If you haven’t already given up on your New Year’s resolutions yet, here is another to add to your pile: Get rid of some of your stuff.
Collecting mounds of possessions is a favorite American pastime — for some, a dark obsession — yet it has economic and social consequences right here in Clark County.
As in, have you tried to rent a self-storage unit lately, or find a place to park your RV in the off-season? The storage market is tight, and getting tighter. But at the same time, local governments are loathe to permit construction of vast acres of quiet metal cubes where we can accumulate and store more stuff.
No one is suggesting that we sell all of the furniture and live a life of privation, or that we give up the RV or the Christmas dishes.
But without having the government come out to inspect your closets, consider these statistics that suggest we have too many possessions: New houses are getting ever bigger, with the National Association of Home Builders reporting that the median new house in the first quarter of last year was 2,436 square feet, about 400 square feet bigger than in 1999. That’s about two generous sized bedrooms per house, but birth records show people aren’t filling them with more children.

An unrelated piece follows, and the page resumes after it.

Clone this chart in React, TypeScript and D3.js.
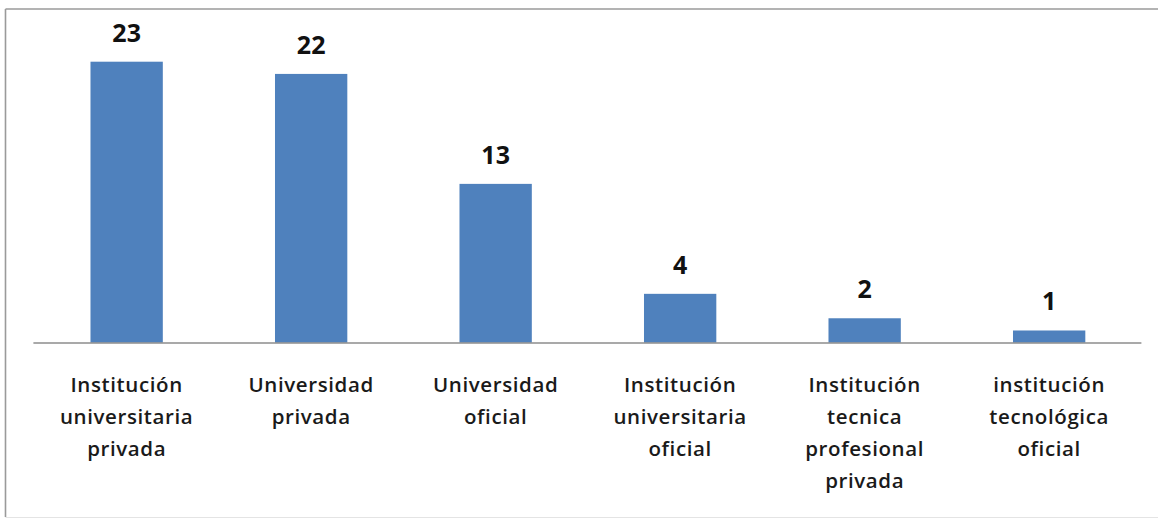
import React from "react";
import * as d3 from "d3";

const categories: string[] = [
  "Institución universitaria privada",
  "Universidad privada",
  "Universidad oficial",
  "Institución universitaria oficial",
  "Institución tecnica profesional privada",
  "institución tecnológica oficial",
];

const categoryLines: string[][] = [
  ["Institución", "universitaria", "privada"],
  ["Universidad", "privada"],
  ["Universidad", "oficial"],
  ["Institución", "universitaria", "oficial"],
  ["Institución", "tecnica", "profesional", "privada"],
  ["institución", "tecnológica", "oficial"],
];

const values: number[] = [23, 22, 13, 4, 2, 1];

const W = 1158;
const H = 519;

export default function App() {
  const x = d3
    .scaleBand<string>()
    .domain(categories)
    .range([34.4, 1141.4])
    .paddingInner(0.608)
    .paddingOuter(0.304);
  const y = d3.scaleLinear().domain([0, 23]).range([342.7, 61.7]);
  const font = "'Open Sans', 'DejaVu Sans', sans-serif";

  return (
    <svg
      width={W}
      height={H}
      style={{ position: "absolute", left: 0, top: 0, background: "#fff" }}
    >
      <rect x={0} y={0} width={W} height={H} fill="#fff" />
      {/* chart border */}
      <line x1={5.5} y1={9} x2={W} y2={9} stroke="#9a9a9a" strokeWidth={1.6} />
      <line x1={5.5} y1={9} x2={5.5} y2={517} stroke="#9a9a9a" strokeWidth={1.6} />
      <line x1={5.5} y1={517.5} x2={W} y2={517.5} stroke="#e4e4e4" strokeWidth={1} />

      {values.map((v, i) => {
        const c = categories[i];
        const bx = x(c)!;
        return (
          <g key={c}>
            <rect
              x={bx}
              y={y(v)}
              width={x.bandwidth()}
              height={y(0) - y(v)}
              fill="#4f81bd"
            />
            <text
              x={bx + x.bandwidth() / 2}
              y={y(v) - 20}
              textAnchor="middle"
              fontFamily={font}
              fontWeight={700}
              fontSize={25}
              fill="#111"
            >
              {v}
            </text>
            <text
              textAnchor="middle"
              fontFamily={font}
              fontWeight={600}
              fontSize={20.5}
              letterSpacing={0.6}
              fill="#1a1a1a"
            >
              {categoryLines[i].map((ln, j) => (
                <tspan key={j} x={bx + x.bandwidth() / 2} y={392 + j * 32}>
                  {ln}
                </tspan>
              ))}
            </text>
          </g>
        );
      })}

      <line
        x1={x.range()[0] - 1}
        x2={x.range()[1]}
        y1={y(0) + 0.3}
        y2={y(0) + 0.3}
        stroke="#8c8c8c"
        strokeWidth={1.5}
      />
    </svg>
  );
}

How many houses in your neighborhood have two- or three-car garages, and also two or three cars parked in the driveway or on the street? In fact, according to state agencies Clark County has a population estimated at 479,500. And it also had 515,845 registered vehicles (including trailers.) That’s 1.075 vehicles for every man, woman and child. If you use Census estimates for population and divide again that’s about 1.4 vehicles for every Clark County resident 18 and older.

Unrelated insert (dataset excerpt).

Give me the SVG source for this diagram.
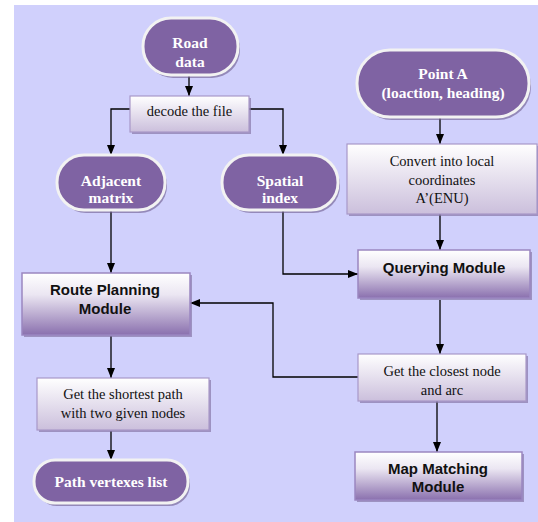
<svg xmlns="http://www.w3.org/2000/svg" width="538" height="522" viewBox="0 0 538 522">
<style>
.term{fill:#7f63a3;stroke:#f2f2f2;stroke-width:3}
.tsh{fill:#6d5a8c;opacity:0.6}
.proc{fill:url(#gl);stroke:#a898c8;stroke-width:1.2}
.mod{fill:url(#gm);stroke:#9a86c0;stroke-width:1.5}
.sh{fill:#8878a8;opacity:0.7}
.tt{font-family:'Liberation Serif','Times New Roman','DejaVu Serif',serif;font-weight:bold;font-size:15.5px;fill:#fff;text-anchor:middle}
.pt{font-family:'Liberation Serif','Times New Roman','DejaVu Serif',serif;font-size:14.5px;fill:#111;text-anchor:middle}
.mt{font-family:'Liberation Sans',Arial,sans-serif;font-weight:bold;font-size:15px;fill:#111;text-anchor:middle}
.c{fill:none;stroke:#000;stroke-width:1.3;marker-end:url(#ah)}
</style>
<defs>
<linearGradient id="gl" x1="0" y1="0" x2="0" y2="1"><stop offset="0" stop-color="#ffffff"/><stop offset="1" stop-color="#cbbfdc"/></linearGradient>
<linearGradient id="gm" x1="0" y1="0" x2="0" y2="1"><stop offset="0" stop-color="#ffffff"/><stop offset="0.35" stop-color="#ebe6f2"/><stop offset="1" stop-color="#8a70ae"/></linearGradient>
<marker id="ah" markerUnits="userSpaceOnUse" markerWidth="10" markerHeight="10" viewBox="0 0 10 10" refX="10" refY="5" orient="auto"><path d="M0,1 L10,5 L0,9 Z" fill="#000"/></marker>
</defs>
<rect x="14" y="5" width="524" height="517" fill="#d0d0fc"/>
<g id="connectors">
<path class="c" d="M189,76 V96"/>
<path class="c" d="M130,109 H111 V155"/>
<path class="c" d="M249,109 H283 V155"/>
<path class="c" d="M440,118 V144"/>
<path class="c" d="M440,214 V250"/>
<path class="c" d="M283,211 V274 H358"/>
<path class="c" d="M111,211 V273"/>
<path class="c" d="M440,300 V354"/>
<path class="c" d="M358,377 H273 V303 H190"/>
<path class="c" d="M437,401 V452"/>
<path class="c" d="M111,336 V378"/>
<path class="c" d="M111,431 V460"/>
</g>
<g id="road-data">
<rect class="tsh" x="145" y="21" width="95" height="57" rx="28"/>
<rect class="term" x="143" y="18" width="95" height="57" rx="28"/>
<text class="tt" x="190" y="48">Road</text>
<text class="tt" x="190" y="67">data</text>
</g>
<g id="decode">
<rect class="sh" x="132" y="98" width="119" height="36"/>
<rect class="proc" x="130" y="96" width="119" height="36"/>
<text class="pt" x="189.5" y="116">decode the file</text>
</g>
<g id="adjacent">
<rect class="tsh" x="59" y="158" width="108" height="55" rx="27"/>
<rect class="term" x="57" y="155" width="108" height="55" rx="27"/>
<text class="tt" x="111" y="186">Adjacent</text>
<text class="tt" x="111" y="203">matrix</text>
</g>
<g id="spatial">
<rect class="tsh" x="224" y="158" width="116" height="55" rx="27"/>
<rect class="term" x="222" y="155" width="116" height="55" rx="27"/>
<text class="tt" x="280" y="186">Spatial</text>
<text class="tt" x="280" y="203">index</text>
</g>
<g id="point-a">
<rect class="tsh" x="359" y="53" width="172" height="67" rx="33"/>
<rect class="term" x="357" y="50" width="172" height="67" rx="33"/>
<text class="tt" x="443" y="79">Point A</text>
<text class="tt" x="443" y="98">(loaction, heading)</text>
</g>
<g id="convert">
<rect class="sh" x="349" y="146" width="190" height="70"/>
<rect class="proc" x="347" y="144" width="190" height="70"/>
<text class="pt" x="442" y="166">Convert into local</text>
<text class="pt" x="442" y="185">coordinates</text>
<text class="pt" x="442" y="203">A’(ENU)</text>
</g>
<g id="querying">
<rect class="sh" x="360" y="252" width="172" height="48"/>
<rect class="mod" x="358" y="250" width="172" height="48"/>
<text class="mt" x="444" y="273">Querying Module</text>
</g>
<g id="route-planning">
<rect class="sh" x="24" y="275" width="168" height="62"/>
<rect class="mod" x="22" y="273" width="168" height="62"/>
<text class="mt" x="105" y="295">Route Planning</text>
<text class="mt" x="105" y="314">Module</text>
</g>
<g id="closest">
<rect class="sh" x="360" y="356" width="168" height="47"/>
<rect class="proc" x="358" y="354" width="168" height="47"/>
<text class="pt" x="442" y="376">Get the closest node</text>
<text class="pt" x="442" y="395">and arc</text>
</g>
<g id="map-matching">
<rect class="sh" x="357" y="454" width="167" height="48"/>
<rect class="mod" x="355" y="452" width="167" height="48"/>
<text class="mt" x="438" y="474">Map Matching</text>
<text class="mt" x="438" y="492">Module</text>
</g>
<g id="shortest">
<rect class="sh" x="39" y="380" width="172" height="52"/>
<rect class="proc" x="37" y="378" width="172" height="52"/>
<text class="pt" x="123" y="399">Get the shortest path</text>
<text class="pt" x="123" y="418">with two given nodes</text>
</g>
<g id="path-vertexes">
<rect class="tsh" x="36" y="463" width="154" height="43" rx="21"/>
<rect class="term" x="34" y="460" width="154" height="43" rx="21"/>
<text class="tt" x="111" y="487">Path vertexes list</text>
</g>
</svg>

Like we said, we have too much stuff.
And that brings us to the social and political consequences. The Vancouver City Council last month slapped a six-month moratorium on permitting new self-storage facilities in all of the city’s commercial and industrial zones. Vancouver already has 48 permitted self-storage businesses and has received applications for 11 more in the last five years.
As your real estate buddy is fond of saying, they aren’t making any more land. As we build more and more of those large houses and retail centers to sell us more stuff, the land available for commercial and industrial use is being consumed. The city’s guidelines call for developing 25 jobs per ace of commercial land, and 11 jobs per acre of industrial land. The self-storage industry averages less than three employees per acre.

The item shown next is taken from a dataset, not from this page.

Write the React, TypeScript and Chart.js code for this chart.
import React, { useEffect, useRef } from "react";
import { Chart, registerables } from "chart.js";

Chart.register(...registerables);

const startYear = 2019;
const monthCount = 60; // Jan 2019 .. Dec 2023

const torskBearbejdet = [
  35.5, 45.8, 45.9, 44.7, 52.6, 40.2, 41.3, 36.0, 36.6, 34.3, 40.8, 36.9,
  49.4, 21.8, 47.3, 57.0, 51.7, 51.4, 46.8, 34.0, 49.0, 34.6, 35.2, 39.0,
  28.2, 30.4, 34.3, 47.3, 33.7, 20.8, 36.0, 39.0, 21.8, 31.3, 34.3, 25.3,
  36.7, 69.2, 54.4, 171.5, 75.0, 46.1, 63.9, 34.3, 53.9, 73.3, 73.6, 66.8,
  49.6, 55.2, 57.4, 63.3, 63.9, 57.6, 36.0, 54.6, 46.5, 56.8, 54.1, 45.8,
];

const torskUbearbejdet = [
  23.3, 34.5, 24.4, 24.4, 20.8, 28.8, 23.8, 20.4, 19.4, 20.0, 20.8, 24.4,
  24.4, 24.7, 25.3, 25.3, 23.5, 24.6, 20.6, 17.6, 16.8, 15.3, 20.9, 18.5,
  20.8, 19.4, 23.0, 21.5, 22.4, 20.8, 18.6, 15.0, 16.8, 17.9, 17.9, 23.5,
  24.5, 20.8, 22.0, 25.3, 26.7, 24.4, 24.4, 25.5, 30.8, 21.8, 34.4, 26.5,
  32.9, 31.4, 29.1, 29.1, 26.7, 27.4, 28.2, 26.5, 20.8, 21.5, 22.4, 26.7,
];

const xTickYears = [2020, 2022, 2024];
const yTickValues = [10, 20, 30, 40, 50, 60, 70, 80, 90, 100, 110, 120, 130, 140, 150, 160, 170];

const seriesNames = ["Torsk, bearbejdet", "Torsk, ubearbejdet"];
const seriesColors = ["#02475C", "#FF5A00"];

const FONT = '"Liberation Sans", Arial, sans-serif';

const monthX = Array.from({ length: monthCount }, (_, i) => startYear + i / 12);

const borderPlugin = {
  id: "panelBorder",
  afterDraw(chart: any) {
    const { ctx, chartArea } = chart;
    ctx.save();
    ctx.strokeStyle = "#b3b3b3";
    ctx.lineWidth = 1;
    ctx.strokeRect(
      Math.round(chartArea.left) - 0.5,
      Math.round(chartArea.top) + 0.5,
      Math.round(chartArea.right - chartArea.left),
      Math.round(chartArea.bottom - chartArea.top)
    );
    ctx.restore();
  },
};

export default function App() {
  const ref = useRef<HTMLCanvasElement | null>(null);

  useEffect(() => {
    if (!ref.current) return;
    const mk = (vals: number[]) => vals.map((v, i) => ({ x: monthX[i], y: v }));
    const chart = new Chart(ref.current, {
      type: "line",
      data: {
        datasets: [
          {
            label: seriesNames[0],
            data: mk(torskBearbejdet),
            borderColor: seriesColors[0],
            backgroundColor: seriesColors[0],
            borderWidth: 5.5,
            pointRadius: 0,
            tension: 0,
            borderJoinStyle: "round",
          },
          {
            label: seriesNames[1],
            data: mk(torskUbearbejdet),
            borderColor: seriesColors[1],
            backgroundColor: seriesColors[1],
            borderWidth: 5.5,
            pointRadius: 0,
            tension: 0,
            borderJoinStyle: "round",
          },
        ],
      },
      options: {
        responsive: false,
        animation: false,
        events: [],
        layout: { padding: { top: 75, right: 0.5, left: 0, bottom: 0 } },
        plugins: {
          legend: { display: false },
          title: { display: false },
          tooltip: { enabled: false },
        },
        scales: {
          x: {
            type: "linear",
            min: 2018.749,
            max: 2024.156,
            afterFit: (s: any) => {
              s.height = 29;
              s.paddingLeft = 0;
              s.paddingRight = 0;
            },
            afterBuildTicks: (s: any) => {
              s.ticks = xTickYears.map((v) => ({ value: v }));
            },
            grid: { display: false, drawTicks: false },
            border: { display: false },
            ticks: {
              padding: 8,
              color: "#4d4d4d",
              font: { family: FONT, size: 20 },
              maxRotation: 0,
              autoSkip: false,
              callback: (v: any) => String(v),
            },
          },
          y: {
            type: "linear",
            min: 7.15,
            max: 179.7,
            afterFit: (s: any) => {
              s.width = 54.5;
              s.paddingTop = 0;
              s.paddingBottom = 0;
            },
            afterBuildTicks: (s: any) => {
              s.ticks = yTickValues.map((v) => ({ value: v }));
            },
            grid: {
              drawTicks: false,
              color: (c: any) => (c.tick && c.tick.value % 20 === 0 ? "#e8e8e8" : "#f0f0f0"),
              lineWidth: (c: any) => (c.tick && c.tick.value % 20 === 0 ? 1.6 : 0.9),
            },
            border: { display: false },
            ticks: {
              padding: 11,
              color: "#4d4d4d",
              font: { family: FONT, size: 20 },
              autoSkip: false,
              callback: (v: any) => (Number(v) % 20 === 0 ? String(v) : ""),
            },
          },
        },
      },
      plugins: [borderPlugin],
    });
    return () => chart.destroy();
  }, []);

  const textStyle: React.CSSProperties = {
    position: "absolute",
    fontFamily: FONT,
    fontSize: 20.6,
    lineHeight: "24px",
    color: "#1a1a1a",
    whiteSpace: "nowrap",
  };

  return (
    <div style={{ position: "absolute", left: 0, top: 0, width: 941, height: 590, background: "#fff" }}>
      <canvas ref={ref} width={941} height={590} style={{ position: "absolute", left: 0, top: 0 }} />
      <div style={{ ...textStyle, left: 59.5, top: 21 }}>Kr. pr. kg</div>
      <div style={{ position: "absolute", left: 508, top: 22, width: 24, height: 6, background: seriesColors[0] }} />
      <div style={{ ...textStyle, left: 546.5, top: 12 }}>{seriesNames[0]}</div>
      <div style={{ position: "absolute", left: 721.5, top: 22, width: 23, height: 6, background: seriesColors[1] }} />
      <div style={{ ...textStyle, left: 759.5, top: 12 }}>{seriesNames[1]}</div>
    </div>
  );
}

So do we take land that could be used for labor-intensive activities and devote it to storage? It’s worth having the conversation.
It’s not just Vancouver that is seeing this trend. The real estate research firm Yardi Matrix ranked Portland No. 1 in the nation in both October and November for self-storage units planned or under construction. Ridgefield and Battle Ground have also been looking at self-storage regulations in their communities, with Ridgefield instituting a moratorium in June 2017.
Whatever the city decides — the council appears to believe that it will eventually allow more self-storage facilities — the need will not be met by merely overhauling the policy.
What we need to do is have a giant garage sale, and a neighborhood yard sale, and an estate sale — but only if we can all agree to not buy anything from each other!